Michael D. Higgins, Ireland’s president, has made a stinging critique of British imperialism, hitting out at the “feigned amnesia” of journalists and academics who refuse to confront its legacy.
Writing in the Guardian, Higgins said academic and media organisations – which he did not name – are guilty of turning a blind eye to the catastrophic impact of colonialism not just in Ireland, but across the world.
“A feigned amnesia around the uncomfortable aspects of our shared history will not help us to forge a better future together,” he said, unfavourably contrasting British attitudes with Ireland’s own reckoning with its war of independence and partition a century ago.
Ignoring the “shadows cast by our shared past” hints at a wider reluctance to engage with the legacy of imperialism, Higgins said, writing ahead of a seminar on imperialism he will host at the end of February.
He said: “I am struck by a disinclination in both academic and journalistic accounts to critique empire and imperialism. Openness to, and engagement in, a critique of nationalism has seemed greater.
“And while it has been vital to our purposes in Ireland to examine nationalism, doing the same for imperialism is equally important and has a significance far beyond British/Irish relations.”

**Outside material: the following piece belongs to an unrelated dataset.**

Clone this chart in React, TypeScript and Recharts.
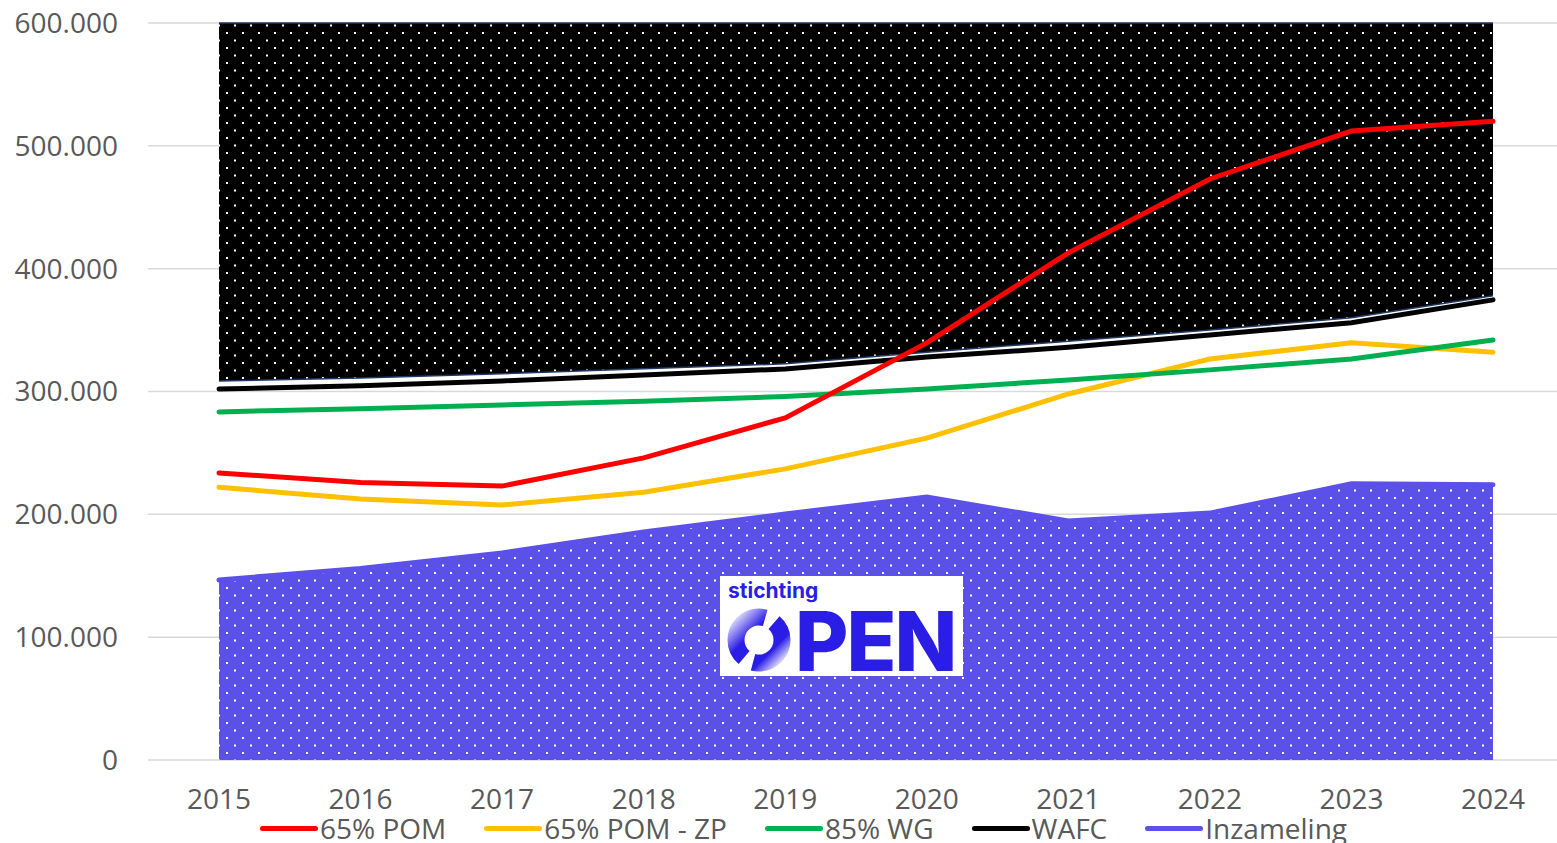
import React from "react"
import {
  ComposedChart,
  Area,
  Line,
  XAxis,
  YAxis,
  CartesianGrid,
  Legend,
} from "recharts"

const years = ["2015", "2016", "2017", "2018", "2019", "2020", "2021", "2022", "2023", "2024"]

const pom65 = [233700, 226000, 223000, 246000, 278500, 339600, 412900, 473000, 512000, 520000]
const pom65zp = [222000, 212500, 207600, 218000, 237000, 262000, 298000, 326500, 339600, 332000]
const wg85 = [283400, 286000, 289000, 292000, 296000, 302000, 309400, 317600, 326500, 342000]
const wafc = [302000, 304600, 308600, 313500, 318400, 328000, 336000, 346000, 356000, 374600]
const inzameling = [146600, 156000, 168600, 185700, 200300, 214000, 194600, 201000, 224800, 224000]

// dark dotted band above the WAFC line
const bandLow = [308600, 311000, 314500, 318500, 322500, 332000, 341000, 350000, 360000, 378000]
const bandHigh = [600000, 600000, 600000, 600000, 600000, 600000, 600000, 600000, 600000, 600000]

const yTicks = [0, 100000, 200000, 300000, 400000, 500000, 600000]

const legendItems = [
  { name: "65% POM", color: "#ff0000" },
  { name: "65% POM - ZP", color: "#ffc000" },
  { name: "85% WG", color: "#00b050" },
  { name: "WAFC", color: "#000000" },
  { name: "Inzameling", color: "#5b50e8" },
]

const data = years.map((year, i) => ({
  year,
  pom65: pom65[i],
  pom65zp: pom65zp[i],
  wg85: wg85[i],
  wafc: wafc[i],
  inzameling: inzameling[i],
  band: [bandLow[i], bandHigh[i]],
}))

const fmt = (v: number) => String(v).replace(/\B(?=(\d{3})+(?!\d))/g, ".")

const font = "'Open Sans', sans-serif"

function ChartLegend() {
  return (
    <div style={{ display: "flex", height: 28, alignItems: "center", paddingLeft: 260, fontFamily: font, fontSize: 28, color: "#595959" }}>
      {legendItems.map((item) => (
        <div key={item.name} style={{ display: "flex", alignItems: "center", marginRight: 38 }}>
          <div style={{ width: 58, height: 5, borderRadius: 3, background: item.color, marginRight: 2 }} />
          <span style={{ lineHeight: "28px", whiteSpace: "nowrap" }}>{item.name}</span>
        </div>
      ))}
    </div>
  )
}

function Logo() {
  return (
    <svg
      width={243}
      height={100}
      style={{ position: "absolute", left: 720, top: 576, background: "#ffffff", overflow: "visible" }}
    >
      <defs>
        <linearGradient id="ringGrad" x1="0" y1="0" x2="1" y2="1">
          <stop offset="0%" stopColor="#2a1de6" stopOpacity={0.15} />
          <stop offset="35%" stopColor="#2a1de6" />
          <stop offset="75%" stopColor="#2a1de6" />
          <stop offset="100%" stopColor="#2a1de6" stopOpacity={0.1} />
        </linearGradient>
      </defs>
      <text x={8} y={22} fontFamily="Inter, sans-serif" fontWeight={700} fontSize={21} fill="#2a1de6">
        stichting
      </text>
      <circle
        cx={39}
        cy={64}
        r={23}
        fill="none"
        stroke="url(#ringGrad)"
        strokeWidth={17}
        strokeDasharray="62 10 62 10"
        strokeDashoffset={20}
      />
      <text x={75} y={95} fontFamily="Inter, sans-serif" fontWeight={800} fontSize={82} letterSpacing={-2} fill="#2a1de6">
        PEN
      </text>
    </svg>
  )
}

export default function App() {
  return (
    <div style={{ position: "absolute", left: 0, top: 0, width: 1557, height: 843, overflow: "hidden", background: "#fff" }}>
      <ComposedChart
        width={1564}
        height={850}
        data={data}
        margin={{ top: 23, right: 0, left: 0, bottom: 8 }}
      >
        <defs>
          <pattern id="dotsBlack" width={16} height={15} patternUnits="userSpaceOnUse">
            <rect width={16} height={15} fill="#000000" />
            <rect x={2} y={2} width={2} height={2} fill="#ffffff" />
            <rect x={10} y={9.5} width={2} height={2} fill="#ffffff" />
          </pattern>
          <pattern id="dotsPurple" width={16} height={15} patternUnits="userSpaceOnUse">
            <rect width={16} height={15} fill="#5b50e8" />
            <rect x={2} y={2} width={2} height={2} fill="#ffffff" />
            <rect x={10} y={9.5} width={2} height={2} fill="#ffffff" />
          </pattern>
        </defs>
        <CartesianGrid vertical={false} stroke="#d9d9d9" strokeWidth={1.5} />
        <XAxis
          dataKey="year"
          axisLine={false}
          tickLine={false}
          tickSize={0}
          tickMargin={29}
          height={54}
          padding={{ left: 71, right: 71 }}
          tick={{ fill: "#595959", fontSize: 28, fontFamily: font }}
        />
        <YAxis
          type="number"
          domain={[0, 600000]}
          ticks={yTicks}
          tickFormatter={fmt}
          axisLine={false}
          tickLine={false}
          tickSize={0}
          tickMargin={30}
          width={148}
          tick={{ fill: "#595959", fontSize: 28, fontFamily: font }}
        />
        <Legend verticalAlign="bottom" content={() => <ChartLegend />} />
        <Area
          dataKey="band"
          type="linear"
          fill="url(#dotsBlack)"
          fillOpacity={1}
          stroke="#1f3864"
          strokeWidth={1.5}
          isAnimationActive={false}
          legendType="none"
        />
        <Area
          dataKey="inzameling"
          type="linear"
          fill="url(#dotsPurple)"
          fillOpacity={1}
          stroke="none"
          isAnimationActive={false}
          legendType="none"
        />
        <Line dataKey="inzameling" stroke="#5b50e8" strokeWidth={5} strokeLinecap="round" dot={false} isAnimationActive={false} />
        <Line dataKey="pom65zp" stroke="#ffc000" strokeWidth={5} strokeLinecap="round" dot={false} isAnimationActive={false} />
        <Line dataKey="wg85" stroke="#00b050" strokeWidth={5} strokeLinecap="round" dot={false} isAnimationActive={false} />
        <Line dataKey="wafc" stroke="#000000" strokeWidth={5} strokeLinecap="round" dot={false} isAnimationActive={false} />
        <Line dataKey="pom65" stroke="#ff0000" strokeWidth={5} strokeLinecap="round" dot={false} isAnimationActive={false} />
      </ComposedChart>
      <Logo />
    </div>
  )
}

Higgins – whose role as Ireland’s head of state is largely ceremonial – has promoted reconciliation between Britain and Ireland, visiting the Queen and acknowledging that Irish Republicans committed atrocities during and after the war of independence.

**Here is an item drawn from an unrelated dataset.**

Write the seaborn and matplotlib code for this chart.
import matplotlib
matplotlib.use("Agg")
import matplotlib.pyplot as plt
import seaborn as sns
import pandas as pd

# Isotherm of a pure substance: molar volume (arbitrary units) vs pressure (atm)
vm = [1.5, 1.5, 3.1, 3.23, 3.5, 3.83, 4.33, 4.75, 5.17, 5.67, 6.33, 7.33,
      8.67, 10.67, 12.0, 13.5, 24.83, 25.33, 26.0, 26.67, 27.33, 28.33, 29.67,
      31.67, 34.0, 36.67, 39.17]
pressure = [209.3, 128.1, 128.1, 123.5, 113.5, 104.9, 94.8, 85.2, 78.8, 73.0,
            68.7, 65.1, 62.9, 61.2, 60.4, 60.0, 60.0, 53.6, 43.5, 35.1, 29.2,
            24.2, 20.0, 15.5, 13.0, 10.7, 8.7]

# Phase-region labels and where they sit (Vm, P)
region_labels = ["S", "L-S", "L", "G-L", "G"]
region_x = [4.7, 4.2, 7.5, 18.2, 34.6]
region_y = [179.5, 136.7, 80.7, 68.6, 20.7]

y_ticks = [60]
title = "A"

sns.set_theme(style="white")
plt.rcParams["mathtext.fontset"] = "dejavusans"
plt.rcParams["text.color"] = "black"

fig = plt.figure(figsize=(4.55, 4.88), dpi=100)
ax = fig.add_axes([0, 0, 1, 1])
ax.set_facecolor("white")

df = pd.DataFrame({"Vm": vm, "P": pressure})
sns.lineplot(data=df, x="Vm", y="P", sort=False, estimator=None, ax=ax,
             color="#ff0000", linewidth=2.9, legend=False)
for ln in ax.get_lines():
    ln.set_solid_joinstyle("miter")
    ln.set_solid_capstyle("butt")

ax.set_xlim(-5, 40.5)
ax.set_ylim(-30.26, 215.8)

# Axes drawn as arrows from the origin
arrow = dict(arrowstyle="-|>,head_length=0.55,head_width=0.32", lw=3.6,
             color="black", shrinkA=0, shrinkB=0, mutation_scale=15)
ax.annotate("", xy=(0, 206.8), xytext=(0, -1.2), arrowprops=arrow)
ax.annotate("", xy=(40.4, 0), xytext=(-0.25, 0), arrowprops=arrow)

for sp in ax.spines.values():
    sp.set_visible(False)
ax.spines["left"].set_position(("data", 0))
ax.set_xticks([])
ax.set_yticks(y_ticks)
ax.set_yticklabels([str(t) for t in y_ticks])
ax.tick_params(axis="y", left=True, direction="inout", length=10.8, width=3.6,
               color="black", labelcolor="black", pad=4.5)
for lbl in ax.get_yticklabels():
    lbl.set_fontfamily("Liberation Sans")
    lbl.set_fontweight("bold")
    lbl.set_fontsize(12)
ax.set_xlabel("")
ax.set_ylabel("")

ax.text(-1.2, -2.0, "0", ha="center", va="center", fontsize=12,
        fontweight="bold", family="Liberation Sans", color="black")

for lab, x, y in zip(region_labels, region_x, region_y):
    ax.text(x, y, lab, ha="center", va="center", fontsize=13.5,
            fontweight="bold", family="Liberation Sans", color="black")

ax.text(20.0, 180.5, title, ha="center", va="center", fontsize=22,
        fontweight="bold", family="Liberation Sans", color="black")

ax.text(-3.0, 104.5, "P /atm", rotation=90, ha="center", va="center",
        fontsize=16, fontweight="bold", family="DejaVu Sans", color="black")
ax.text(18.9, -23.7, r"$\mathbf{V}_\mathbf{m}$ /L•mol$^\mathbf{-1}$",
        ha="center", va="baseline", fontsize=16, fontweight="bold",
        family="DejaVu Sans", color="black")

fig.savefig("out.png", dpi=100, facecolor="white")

In a speech last December, Higgins urged Irish people not to stereotype British people because of Brexit and the destabilising impact it could have on Northern Ireland.
A socialist, poet and former sociology lecturer, his article focusses on British and European imperialism. Imperial powers, he says, use a facade of modernity for cultural suppression, economic exploitation and dispossession.

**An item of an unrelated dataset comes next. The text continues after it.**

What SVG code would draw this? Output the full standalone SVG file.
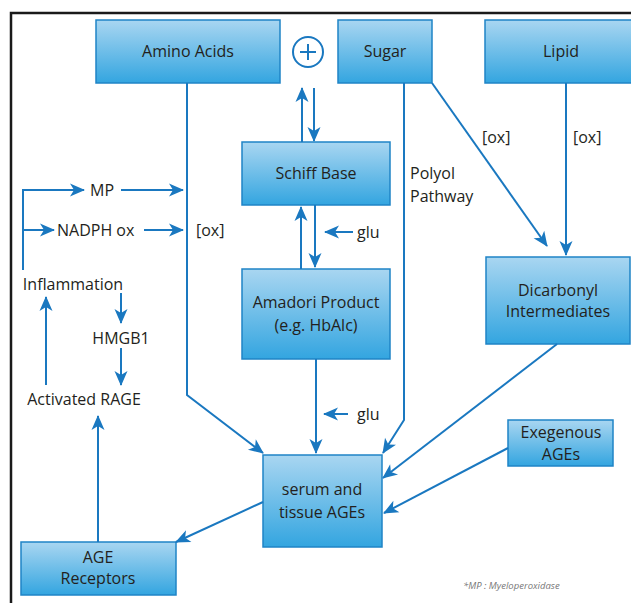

“Those on the receiving end of imperialist adventurism were denied cultural agency, assumed to be incapable of it, and responsible for a violence towards the ‘modernising’ forces directed at them.”
British imperialists, he wrote, did not recognise the Irish as equals. “At its core, imperialism involves the making of a number of claims which are invoked to justify its assumptions and practices – including its inherent violence. One of those claims is the assumption of superiority of culture.”